Mobile is the next frontier for digital documents and our flagship apps.
Adobe Reader for mobile and Adobe Scan continue to metastasize in popularity.
Adobe Scan, which allows you to capture everything from documents to forms, whiteboard sketches or business cards, and turn them into picture-perfect, high-quality PDFs, is now the leading scanning app in iOS and Android.
Adobe Sign, the cloud-based electronic signature solution, is another winner with customers including Merck, Hitachi, and Iowa State University.
They are using Adobe Sign to provide optimal customer experience, close out deals, and win business.

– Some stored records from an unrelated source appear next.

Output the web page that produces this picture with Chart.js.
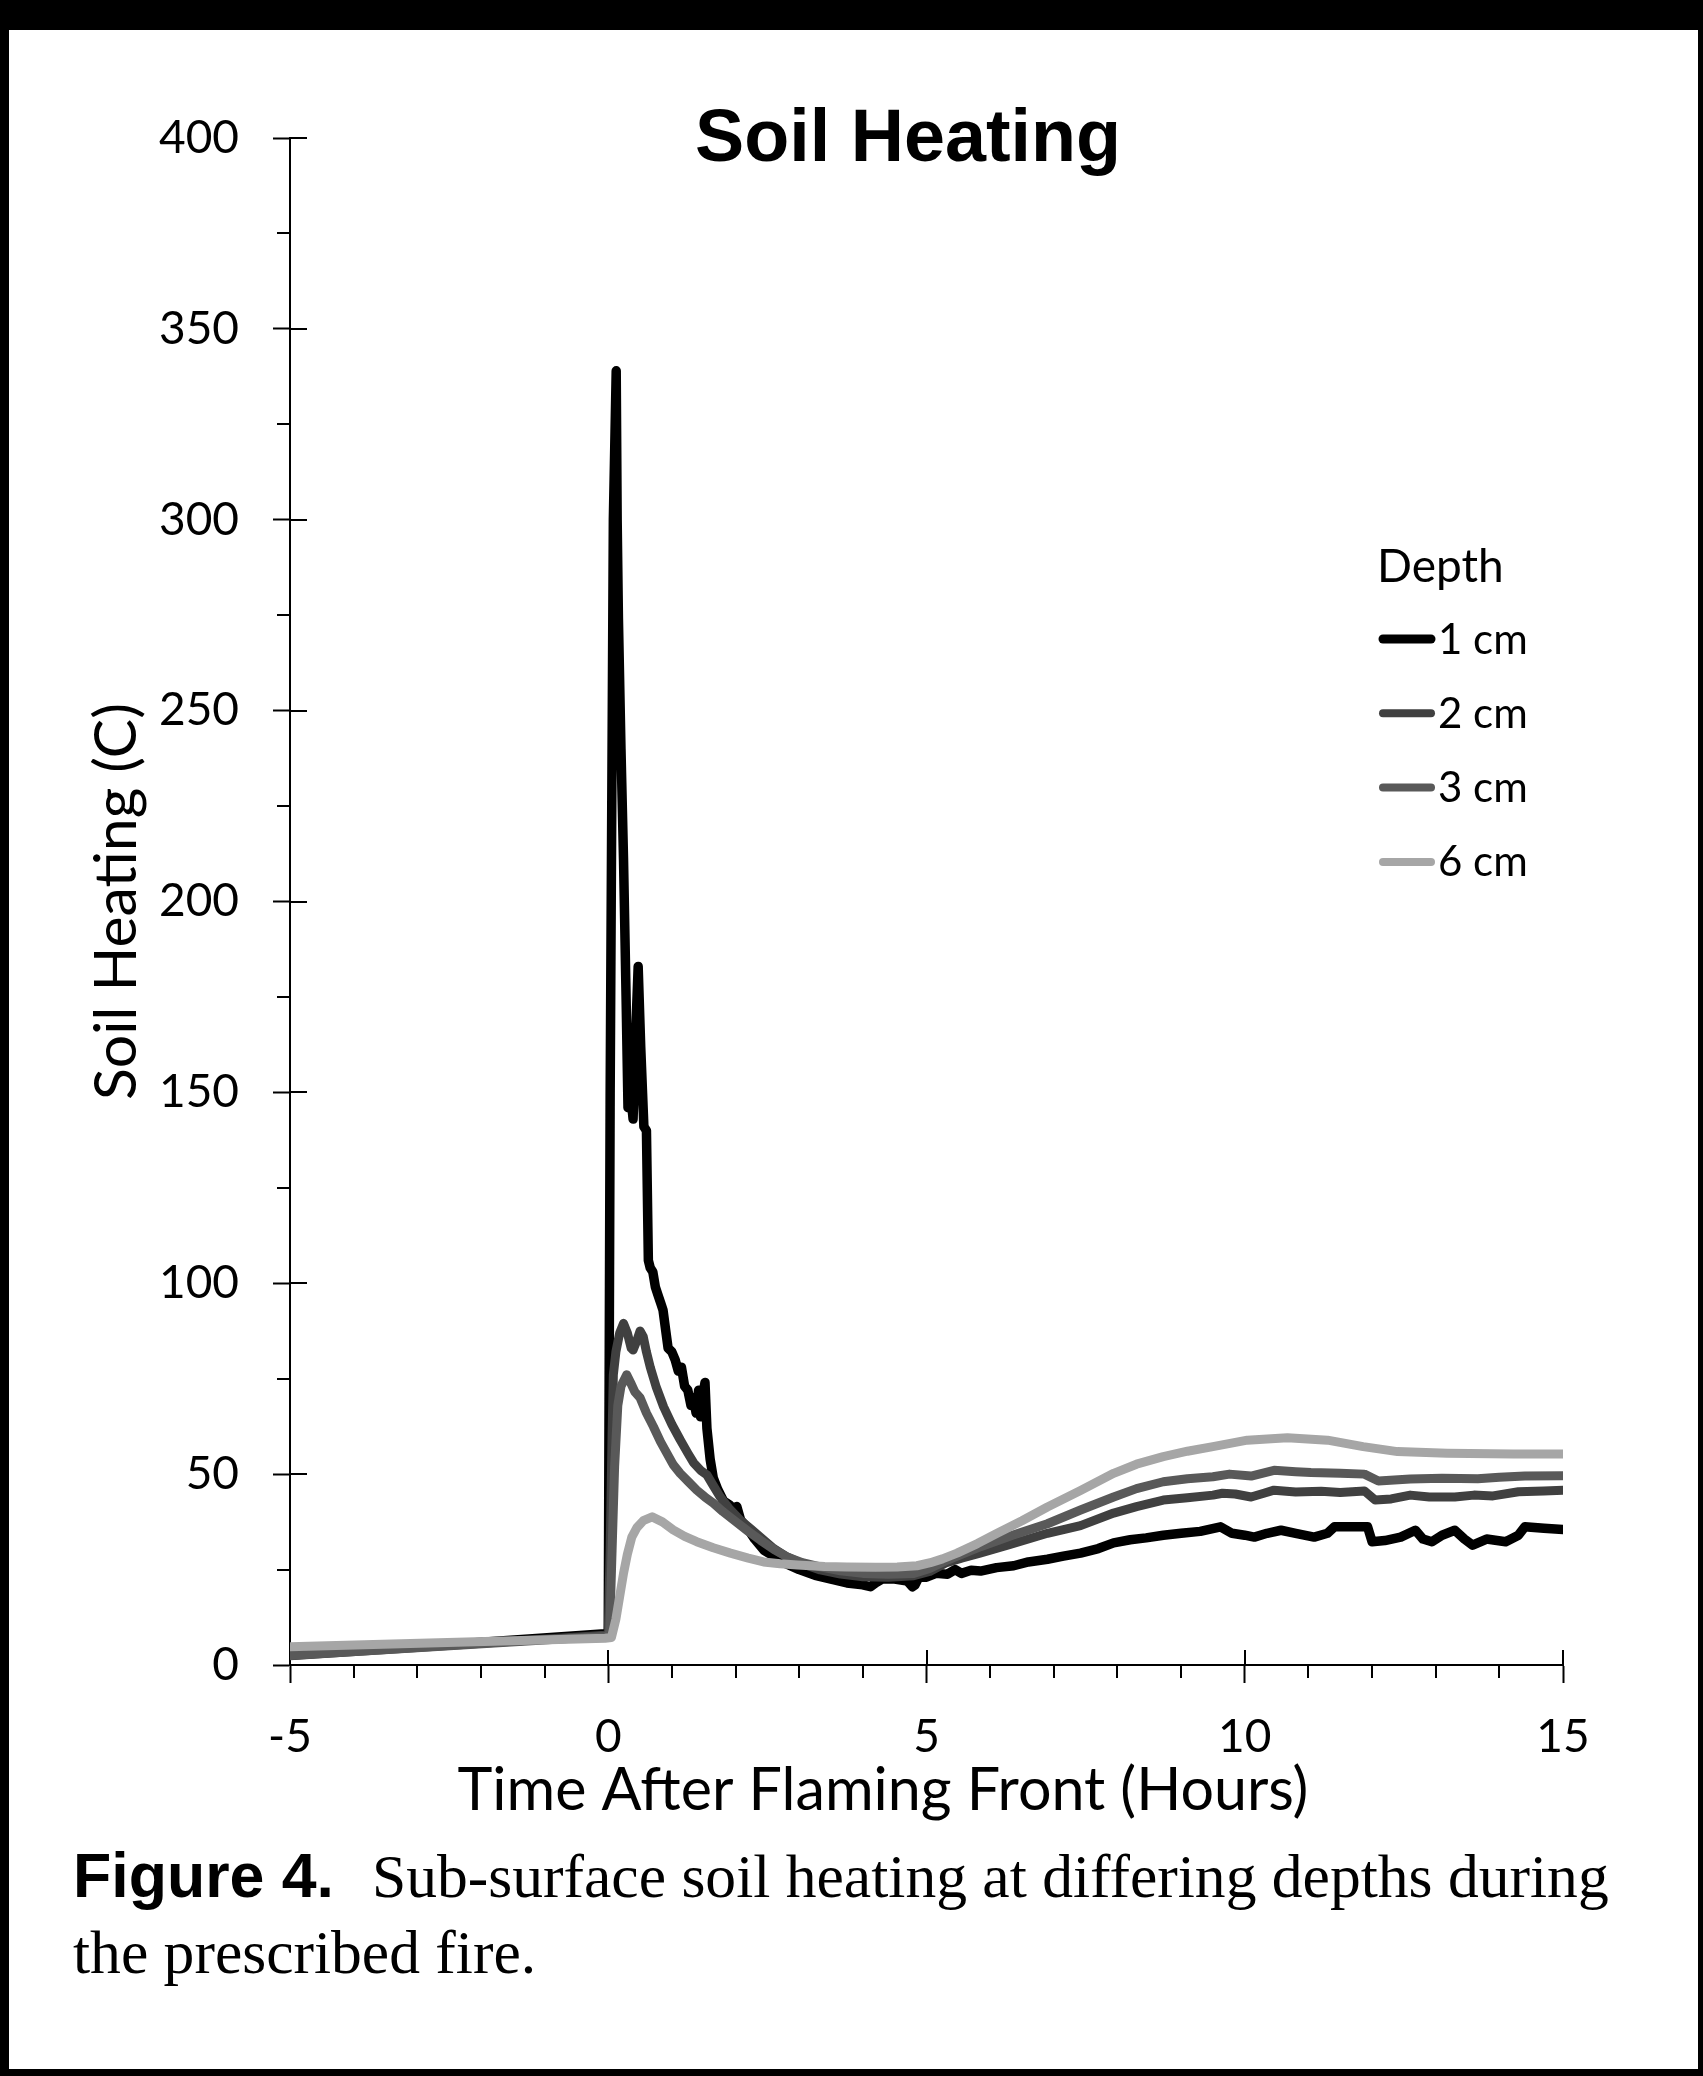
<!DOCTYPE html>
<html>
<head>
<meta charset="utf-8">
<title>Soil Heating</title>
<script src="https://cdn.jsdelivr.net/npm/chart.js@4.4.1/dist/chart.umd.min.js"></script>
<style>
  html, body { margin: 0; padding: 0; background: #000; }
  #frame { position: absolute; left: 9px; top: 30px; width: 1689px; height: 2039px; background: #fff; }
  canvas { display: block; }
</style>
</head>
<body>
<div id="frame"><canvas id="chart-area" width="1689" height="2039"></canvas></div>
<script>
"use strict";

// [hours after flaming front, soil temperature in C]
const SERIES_1CM = [
  [-5, 2.6], [-2.5, 5.4], [-0.05, 8.2], [0, 8.5], [0.03, 150], [0.08, 300],
  [0.125, 339], [0.14, 300], [0.16, 274], [0.2, 240], [0.24, 211], [0.28, 175],
  [0.31, 146], [0.35, 150], [0.39, 143], [0.43, 165], [0.47, 183], [0.51, 162],
  [0.56, 141], [0.6, 140], [0.63, 106], [0.66, 104], [0.7, 103], [0.74, 99],
  [0.78, 97], [0.82, 95], [0.86, 93], [0.9, 88], [0.94, 83], [1.0, 82],
  [1.05, 80], [1.1, 77], [1.15, 78], [1.2, 73], [1.25, 72], [1.3, 68],
  [1.34, 70], [1.38, 66], [1.42, 72], [1.45, 65], [1.48, 70], [1.52, 74],
  [1.55, 62], [1.6, 54], [1.65, 49], [1.72, 46], [1.81, 43], [1.9, 42],
  [1.96, 41], [2.02, 41.5], [2.08, 38], [2.18, 36], [2.3, 33], [2.45, 30],
  [2.6, 28.5], [2.8, 26.5], [3.0, 25], [3.25, 23.5], [3.5, 22.5], [3.75, 21.5],
  [4.0, 21], [4.12, 20.5], [4.2, 21.5], [4.3, 22.5], [4.5, 22.5], [4.7, 22],
  [4.78, 20.5], [4.82, 21], [4.88, 23], [5.0, 23], [5.15, 24], [5.33, 23.8],
  [5.45, 25], [5.55, 24], [5.7, 24.8], [5.85, 24.6], [6.1, 25.5], [6.37, 26],
  [6.6, 27], [6.9, 27.7], [7.15, 28.5], [7.42, 29.3], [7.7, 30.5], [7.94, 32],
  [8.2, 32.8], [8.45, 33.3], [8.72, 34], [9.0, 34.5], [9.3, 35], [9.62, 36.2],
  [9.8, 34.5], [10.0, 34], [10.15, 33.5], [10.35, 34.5], [10.57, 35.3], [10.8, 34.5],
  [11.09, 33.5], [11.3, 34.5], [11.41, 36.2], [11.7, 36.2], [11.93, 36.2], [12.0, 32.3],
  [12.2, 32.6], [12.45, 33.5], [12.68, 35.3], [12.8, 33], [12.94, 32.3], [13.1, 34],
  [13.3, 35.3], [13.45, 33], [13.58, 31.4], [13.8, 33], [14.1, 32.3], [14.3, 34],
  [14.4, 36.2], [14.7, 35.8], [15, 35.5]
];

const SERIES_2CM = [
  [-5, 2.4], [-0.05, 7.8], [0, 8], [0.03, 30], [0.06, 60], [0.08, 76],
  [0.12, 82], [0.18, 87], [0.24, 89.5], [0.3, 87], [0.36, 83], [0.39, 82.5],
  [0.45, 85], [0.5, 87.5], [0.55, 86], [0.6, 82], [0.66, 78], [0.75, 73],
  [0.87, 67.6], [1.0, 63], [1.13, 59], [1.25, 55.5], [1.34, 53], [1.45, 51],
  [1.55, 49.8], [1.65, 47], [1.76, 44], [1.9, 41], [2.07, 38], [2.25, 35.5],
  [2.39, 33.5], [2.6, 30.5], [2.81, 28.3], [3.05, 26.5], [3.33, 24.9], [3.65, 23.8],
  [4.0, 23.1], [4.4, 23], [4.8, 23.4], [5.05, 24.5], [5.3, 26.7], [5.55, 28],
  [5.84, 29.3], [6.3, 31.5], [6.9, 34.5], [7.42, 36.5], [7.94, 39.8], [8.3, 41.5],
  [8.72, 43.2], [9.1, 43.8], [9.5, 44.5], [9.65, 45], [9.85, 44.8], [10.1, 44],
  [10.3, 45], [10.46, 45.8], [10.8, 45.3], [11.2, 45.5], [11.5, 45.2], [11.88, 45.6],
  [12.05, 43.2], [12.3, 43.5], [12.6, 44.5], [12.9, 44], [13.3, 44], [13.6, 44.5],
  [13.9, 44.3], [14.3, 45.4], [14.7, 45.6], [15, 45.8]
];

const SERIES_3CM = [
  [-5, 2.5], [-0.05, 7.5], [0.02, 8], [0.06, 30], [0.1, 52], [0.15, 68],
  [0.2, 73], [0.29, 76], [0.35, 74], [0.42, 71.5], [0.5, 70], [0.6, 66],
  [0.71, 62.4], [0.82, 58.5], [0.92, 55.5], [1.02, 52.5], [1.13, 50.2], [1.26, 48],
  [1.39, 45.8], [1.52, 44], [1.65, 42.4], [1.8, 40.2], [1.97, 38], [2.2, 35],
  [2.39, 32.7], [2.6, 30.3], [2.81, 28.3], [3.05, 26.8], [3.33, 25.7], [3.65, 24.7],
  [4.0, 24], [4.4, 23.8], [4.8, 24], [5.05, 25.3], [5.33, 27.5], [5.6, 29.3],
  [5.85, 31], [6.35, 34], [6.9, 37], [7.42, 40.6], [7.94, 44], [8.3, 46.2],
  [8.72, 48], [9.1, 48.8], [9.5, 49.3], [9.76, 50], [10.1, 49.5], [10.46, 51],
  [10.8, 50.6], [11.04, 50.4], [11.5, 50.2], [11.88, 50], [12.1, 48.2], [12.6, 48.7],
  [13.1, 48.9], [13.66, 48.8], [14.0, 49.2], [14.4, 49.5], [15, 49.6]
];

const SERIES_6CM = [
  [-5, 4.8], [-0.05, 7.0], [0.05, 7.2], [0.12, 12], [0.18, 18], [0.24, 24],
  [0.3, 29], [0.37, 33.5], [0.45, 36], [0.55, 37.8], [0.69, 38.8], [0.85, 37.5],
  [1.02, 35.4], [1.2, 33.7], [1.39, 32.3], [1.65, 30.7], [1.92, 29.3], [2.2, 28],
  [2.44, 27], [2.7, 26.5], [2.97, 26.2], [3.4, 25.8], [3.75, 25.7], [4.2, 25.6],
  [4.54, 25.7], [4.85, 26], [5.06, 26.8], [5.25, 27.8], [5.48, 29.3], [5.8, 31.8],
  [6.11, 34.5], [6.5, 37.8], [6.9, 41.4], [7.42, 45.7], [7.94, 50.2], [8.3, 52.6],
  [8.72, 54.6], [9.1, 56], [9.5, 57.2], [10.04, 58.9], [10.67, 59.5], [11.3, 58.9],
  [11.86, 57.2], [12.4, 55.9], [13.18, 55.5], [14.22, 55.3], [15, 55.3]
];

const DEPTH_LABELS = ["1 cm", "2 cm", "3 cm", "6 cm"];
const DEPTH_COLORS = ["#000000", "#404040", "#595959", "#a6a6a6"];

const X_MIN = -5, X_MAX = 15, X_MAJOR = 5, X_MINOR = 1;
const Y_MIN = 0, Y_MAX = 400, Y_MAJOR = 50, Y_MINOR = 25;

const TITLE = "Soil Heating";
const X_TITLE = "Time After Flaming Front (Hours)";
const Y_TITLE = "Soil Heating (C)";
const LEGEND_TITLE = "Depth";
const CAPTION_BOLD = "Figure 4.";
const CAPTION_LINE1 = "Sub-surface soil heating at differing depths during";
const CAPTION_LINE2 = "the prescribed fire.";

const SANS = "Lato";

// font size that makes a string a given width
function fitSize(text, font, width) {
  const c = document.createElement("canvas").getContext("2d");
  c.font = font.replace("SIZE", "100px");
  return 100 * width / c.measureText(text).width;
}

const titleSize = fitSize(TITLE, 'bold SIZE "Liberation Sans"', 426);
const xTitleSize = fitSize(X_TITLE, 'SIZE ' + SANS, 851);
const yTitleSize = fitSize(Y_TITLE, 'SIZE ' + SANS, 397);
const boldSize = fitSize(CAPTION_BOLD, 'bold SIZE "Liberation Sans"', 261);
const serifSize = fitSize(CAPTION_LINE1, 'SIZE "Liberation Serif"', 1237);

const PAD_LEFT = 20;
const Y_AXIS_WIDTH = 261;

function toPoints(series) {
  return series.map(function(p) { return {x: p[0], y: p[1]}; });
}

const axisTicks = {
  id: "axisTicks",
  beforeDatasetsDraw(chart) {
    const ctx = chart.ctx;
    const xs = chart.scales.x, ys = chart.scales.y;
    const left = chart.chartArea.left, bottom = chart.chartArea.bottom;
    ctx.save();
    ctx.strokeStyle = "#000";
    ctx.lineWidth = 2;
    ctx.beginPath();
    for (let v = Y_MIN; v <= Y_MAX; v += Y_MINOR) {
      const py = Math.round(ys.getPixelForValue(v));
      if (v % Y_MAJOR === 0) {
        ctx.moveTo(left, py); ctx.lineTo(left + 17, py);
      } else {
        ctx.moveTo(left - 13, py); ctx.lineTo(left, py);
      }
    }
    for (let v = X_MIN; v <= X_MAX; v += X_MINOR) {
      const px = Math.round(xs.getPixelForValue(v));
      if (v % X_MAJOR === 0) {
        ctx.moveTo(px, bottom); ctx.lineTo(px, bottom - 15);
      } else {
        ctx.moveTo(px, bottom); ctx.lineTo(px, bottom + 13);
      }
    }
    ctx.stroke();
    ctx.restore();
  }
};

const depthLegend = {
  id: "depthLegend",
  afterDraw(chart) {
    const ctx = chart.ctx;
    ctx.save();
    ctx.fillStyle = "#000";
    ctx.textAlign = "left";
    ctx.textBaseline = "alphabetic";
    ctx.font = "46px " + SANS;
    ctx.fillText(LEGEND_TITLE, 1368, 552);
    ctx.font = "42px " + SANS;
    ctx.textBaseline = "middle";
    ctx.lineCap = "round";
    chart.data.datasets.forEach(function(ds, i) {
      const y = 609 + i * 74.3;
      ctx.strokeStyle = ds.borderColor;
      ctx.lineWidth = i === 0 ? 9 : 8;
      ctx.beginPath();
      ctx.moveTo(1374, y);
      ctx.lineTo(1422, y);
      ctx.stroke();
      ctx.fillText(ds.label, 1429, y + 1);
    });
    ctx.restore();
  }
};

const figureText = {
  id: "figureText",
  afterDraw(chart) {
    const ctx = chart.ctx;
    ctx.save();
    ctx.fillStyle = "#000";
    ctx.textBaseline = "alphabetic";
    ctx.textAlign = "center";
    ctx.font = 'bold ' + titleSize + 'px "Liberation Sans"';
    ctx.fillText(TITLE, 899, 131);
    ctx.font = xTitleSize + "px " + SANS;
    ctx.fillText(X_TITLE, 874, 1780);
    ctx.textAlign = "left";
    ctx.font = 'bold ' + boldSize + 'px "Liberation Sans"';
    ctx.fillText(CAPTION_BOLD, 64, 1867);
    ctx.font = serifSize + 'px "Liberation Serif"';
    ctx.fillText(CAPTION_LINE1, 363, 1867);
    ctx.fillText(CAPTION_LINE2, 64, 1943);
    ctx.restore();
  }
};

const datasets = [SERIES_1CM, SERIES_2CM, SERIES_3CM, SERIES_6CM].map(function(s, i) {
  return {
    label: DEPTH_LABELS[i],
    data: toPoints(s),
    borderColor: DEPTH_COLORS[i],
    borderWidth: i === 0 ? 9.5 : 9,
    pointRadius: 0,
    tension: 0,
    fill: false,
    borderJoinStyle: "round",
    borderCapStyle: "round",
    order: 4 - i
  };
});

const config = {
  type: "line",
  data: { datasets: datasets },
  options: {
    responsive: false,
    animation: false,
    events: [],
    layout: {
      padding: { left: PAD_LEFT, right: 135, top: 108, bottom: 254 }
    },
    plugins: {
      legend: { display: false },
      title: { display: false },
      tooltip: { enabled: false }
    },
    scales: {
      x: {
        type: "linear",
        min: X_MIN,
        max: X_MAX,
        afterFit: function(scale) { scale.height = 150; },
        border: { color: "#000", width: 2 },
        grid: { drawOnChartArea: false, tickLength: 18, tickColor: "#000", tickWidth: 2 },
        ticks: {
          stepSize: X_MAJOR,
          padding: 27,
          color: "#000",
          font: { family: SANS, size: 46 },
          maxRotation: 0
        }
      },
      y: {
        min: Y_MIN,
        max: Y_MAX,
        afterFit: function(scale) { scale.width = Y_AXIS_WIDTH; },
        border: { color: "#000", width: 2 },
        grid: { drawOnChartArea: false, tickLength: 17, tickColor: "#000", tickWidth: 2 },
        ticks: {
          stepSize: Y_MAJOR,
          padding: 34,
          color: "#000",
          font: { family: SANS, size: 46 }
        },
        title: {
          display: true,
          text: Y_TITLE,
          color: "#000",
          font: { family: SANS, size: yTitleSize },
          padding: { top: 108 - PAD_LEFT - yTitleSize * 0.6, bottom: 0 }
        }
      }
    }
  },
  plugins: [axisTicks, depthLegend, figureText]
};

window.onload = function() {
  const ctx = document.getElementById("chart-area").getContext("2d");
  window.soilChart = new Chart(ctx, config);
};
</script>
</body>
</html>
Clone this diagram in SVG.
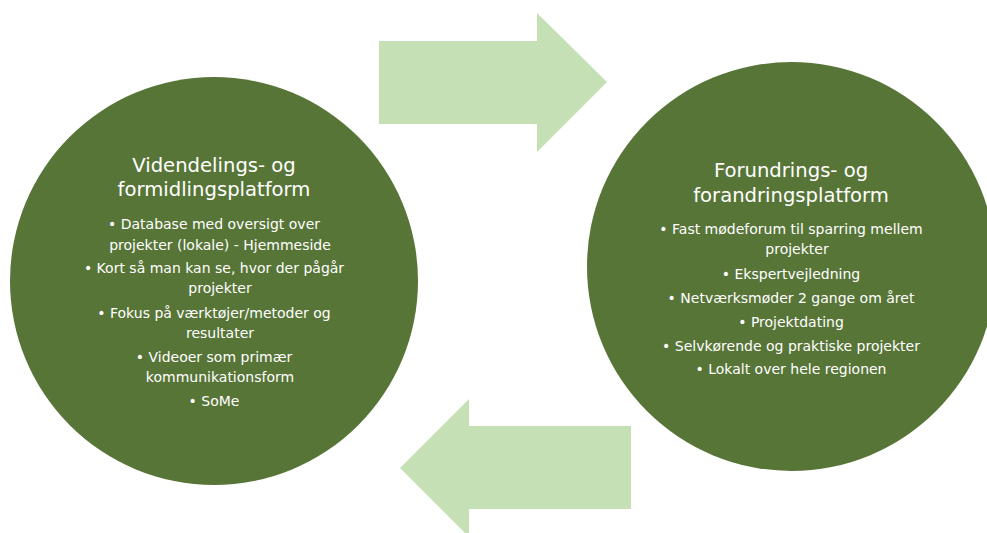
<svg xmlns="http://www.w3.org/2000/svg" width="987" height="533" viewBox="0 0 987 533">
<style>
.circle{fill:#587538}
.arrow{fill:#C5E0B4}
.title{font-family:"DejaVu Sans","Liberation Sans",sans-serif;font-size:19.6px;fill:#FFFFFF;text-anchor:middle}
.body{font-family:"DejaVu Sans","Liberation Sans",sans-serif;font-size:14px;fill:#FFFFFF;text-anchor:middle}
</style>
<rect width="987" height="533" fill="#FFFFFF"/>
<g id="connectors">
<polygon class="arrow" points="379,41 537,41 537,13 607,82 537,152 537,124 379,124"/>
<polygon class="arrow" points="631,426 469,426 469,399 400,468 469,537 469,509 631,509"/>
</g>
<g id="node-left">
<circle class="circle" cx="214" cy="281" r="204"/>
<text class="title" x="214" y="172">Videndelings- og</text>
<text class="title" x="214" y="196">formidlingsplatform</text>
<text class="body" x="214" y="229">• Database med oversigt over</text>
<text class="body" x="220" y="250">projekter (lokale) - Hjemmeside</text>
<text class="body" x="214" y="273">• Kort så man kan se, hvor der pågår</text>
<text class="body" x="220" y="293">projekter</text>
<text class="body" x="214" y="318">• Fokus på værktøjer/metoder og</text>
<text class="body" x="220" y="338">resultater</text>
<text class="body" x="214" y="362">• Videoer som primær</text>
<text class="body" x="220" y="382">kommunikationsform</text>
<text class="body" x="214" y="406">• SoMe</text>
</g>
<g id="node-right">
<circle class="circle" cx="791.5" cy="266.5" r="204.5"/>
<text class="title" x="791" y="177">Forundrings- og</text>
<text class="title" x="791" y="202">forandringsplatform</text>
<text class="body" x="791" y="234">• Fast mødeforum til sparring mellem</text>
<text class="body" x="797" y="254">projekter</text>
<text class="body" x="791" y="279">• Ekspertvejledning</text>
<text class="body" x="791" y="303">• Netværksmøder 2 gange om året</text>
<text class="body" x="791" y="327">• Projektdating</text>
<text class="body" x="791" y="351">• Selvkørende og praktiske projekter</text>
<text class="body" x="791" y="374">• Lokalt over hele regionen</text>
</g>
</svg>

The quality of the company’s apps is far-reaching with many firms turning away from Amazon and joining Adobe in droves.
The Digital Media ARR growth has been leveling down from 30%-plus range in the last couple of quarters, and investors have begun to be concerned about the long-term trajectory.
Adobe still possesses the potential for unit conversions internationally, but domestic sales will drive the business in the short term.
Even more attractive, the company is insulated from the China ruckus.
The company is one of my favorite software stocks and is part of an exclusive club of 5-7 software stocks that are part of my long-term must-buys.
This is an effective bet on the expansion and continuous development of the digital content industry.
Even if certain formats were to blow up like a Facebook, content will evolve into some other form and Adobe will be on top of the game attempting to deliver a first rate of tools to support these new operations.
Adobe is a core enterprise stock and most businesses from big to small pay for one of their services, for example, the bare minimum is likely to result in a company paying for Adobe’s PDF viewer to capture the best method of handling PDFs.
Adobe simply does a great job of providing and supporting creative software applications to drive productivity.
And I love that this company isn’t reliant on any one tool to drive profits, being a one-trick pony in this climate has forced other companies to seriously overreach in risk and addressable market.
Wait for shares to come down for $300, traders will need a better entry point as shares have bolted from the barn door.